日 時: 11月16日(金)17:00~
場 所: 新領域基盤棟2階 基盤棟共通セミナー室 
講演者: 塚﨑 敦 氏(物質系専攻)
題 目: 酸化物半導体ZnOの魅力

概 要:
本講演では、酸化亜鉛(ZnO)の魅力について、発光素子応用と界面2次元電子系の研究例を通して紹介する。 ZnOは3.37eVの直接遷移型バンドギャップと60meVの励起子結合エネルギーを持ち、古くから単結晶を用いた励起子光学の研究と半導体的な性質について調べられてきた。特に励起子結合エネルギーは量子井戸中で110meVまで増強されることが知られており、紫外線領域での電流注入型高効率発光素子として期待される。しかしながら、p型伝導性制御が困難であり、発光素子実現への障害となっている。それら素子特性の向上に向けた、価電子制御技術の開発について紹介する。一方、MgZnO/ZnOヘテロ接合界面の形成技術はAlGaAs/GaAs系に匹敵する水準に達している。界面の2次元電子はウルツ鉱構造の自発分極に由来し、組成や外部電界によって制御できる。現在までに、最高電子移動度は770,000 cm2V-1s-1に到達し、平均自由行程でも1mmをゆうに越える。酸化物ヘテロ界面で初めて整数量子ホール効果の観測に成功して以降[1]、4年間で約2桁の移動度向上を達成し、明瞭な分数量子ホール効果、特にn=1/3準位の観測も報告されている[2,3]。今後、電子相関の強い2次元電子系として、電子-電子相互作用によるスピン分極率の増大やウィグナー結晶相の観測などが期待される。さらに、構成元素に3d遷移金属を用いたヘテロ構造でも分極効果を適用でき、2次元電子系が形成される。この材料選択の自由度は酸化物特有であり、界面の電子系とスピン軌道相互作用の制御技術へと発展する可能性を秘めている。本発表では、3d遷移金属のコバルトを用いた界面形成と輸送特性についても紹介する。ZnOを基盤とする高品質界面や電荷制御技術の開発によって、電気的、光学的素子応用などへの応用と同時に新規物性の開拓が期待される。
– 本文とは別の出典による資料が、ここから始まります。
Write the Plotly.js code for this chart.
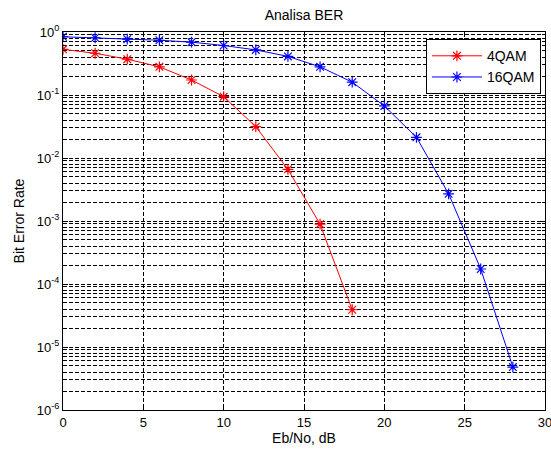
<!DOCTYPE html>
<html>
<head>
<meta charset="utf-8">
<script src="https://cdn.plot.ly/plotly-3.0.1.min.js"></script>
<style>html,body{margin:0;padding:0;background:#fff;}#chart{width:551px;height:450px;}</style>
</head>
<body>
<div id="chart"></div>
<script>
const ebno = [0, 2, 4, 6, 8, 10, 12, 14, 16, 18, 20, 22, 24, 26, 28];
const ber4qam = [0.53, 0.46, 0.37, 0.28, 0.173, 0.094, 0.0314, 0.0066, 0.00089, 0.000039];
const ber16qam = [0.84, 0.81, 0.77, 0.74, 0.69, 0.61, 0.52, 0.41, 0.28, 0.16, 0.067, 0.0213, 0.0027, 0.000173, 0.0000048];
const seriesNames = ['4QAM', '16QAM'];
const yTickVals = [1e-6, 1e-5, 1e-4, 1e-3, 1e-2, 1e-1, 1];
const yTickText = ['10<sup>-6</sup>', '10<sup>-5</sup>', '10<sup>-4</sup>', '10<sup>-3</sup>', '10<sup>-2</sup>', '10<sup>-1</sup>', '10<sup>0</sup>'];
const xTickVals = [0, 5, 10, 15, 20, 25, 30];

const fam = 'Liberation Sans, Arial, sans-serif';
const gridDash = '4px,2px';

const traces = [
  {x: ebno.slice(0, ber4qam.length), y: ber4qam, name: seriesNames[0], mode: 'lines+markers',
   line: {color: 'rgb(255,0,0)', width: 1},
   marker: {symbol: 'asterisk-open', size: 9, color: 'rgb(255,0,0)', line: {color: 'rgb(255,0,0)', width: 1.2}}},
  {x: ebno.slice(0, ber16qam.length), y: ber16qam, name: seriesNames[1], mode: 'lines+markers',
   line: {color: 'rgb(0,0,255)', width: 1},
   marker: {symbol: 'asterisk-open', size: 9, color: 'rgb(0,0,255)', line: {color: 'rgb(0,0,255)', width: 1.2}}}
];

const layout = {
  width: 551, height: 450,
  margin: {l: 63, r: 6, t: 32, b: 40},
  paper_bgcolor: '#fff', plot_bgcolor: '#fff',
  font: {family: fam, size: 13, color: '#000'},
  title: {text: 'Analisa BER', font: {family: fam, size: 14, color: '#000'}, x: 0.5, xref: 'paper', y: 0.967, yref: 'container', yanchor: 'middle'},
  showlegend: true,
  legend: {x: 0.753, y: 0.981, xanchor: 'left', yanchor: 'top', bgcolor: '#fff', bordercolor: '#000', borderwidth: 1,
           font: {family: fam, size: 14, color: '#000'}, tracegroupgap: 0, itemwidth: 50},
  xaxis: {
    range: [0, 30], tickvals: xTickVals, ticktext: xTickVals.map(String),
    showline: true, linecolor: '#000', linewidth: 1, mirror: 'ticks',
    ticks: 'inside', ticklen: 5, tickcolor: '#000',
    showgrid: true, gridcolor: '#000', griddash: gridDash, gridwidth: 1,
    zeroline: false, ticklabeloverflow: 'allow',
    tickfont: {family: fam, size: 13, color: '#000'},
    title: {text: 'Eb/No, dB', font: {family: fam, size: 14, color: '#000'}, standoff: 4}
  },
  yaxis: {
    type: 'log', range: [-6, 0], tickvals: yTickVals, ticktext: yTickText,
    showline: true, linecolor: '#000', linewidth: 1, mirror: 'ticks',
    ticks: 'inside', ticklen: 5, tickcolor: '#000',
    showgrid: true, gridcolor: '#000', griddash: gridDash, gridwidth: 1,
    zeroline: false,
    minor: {dtick: 'D1', showgrid: true, gridcolor: '#000', griddash: gridDash, gridwidth: 1, ticks: 'inside', ticklen: 3, tickcolor: '#000'},
    tickfont: {family: fam, size: 13, color: '#000'},
    title: {text: 'Bit Error Rate', font: {family: fam, size: 14, color: '#000'}, standoff: 8}
  }
};

Plotly.newPlot('chart', traces, layout, {displayModeBar: false, staticPlot: true});
</script>
</body>
</html>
[1] A. Tsukazaki, et al. Science 315, 1388 (2007).
[2] A. Tsukazaki, et al. Nature Materials 9, 889 (2010).
[3] Y. Kozuka, et al. Phys. Rev. B 84, 033304 (2011).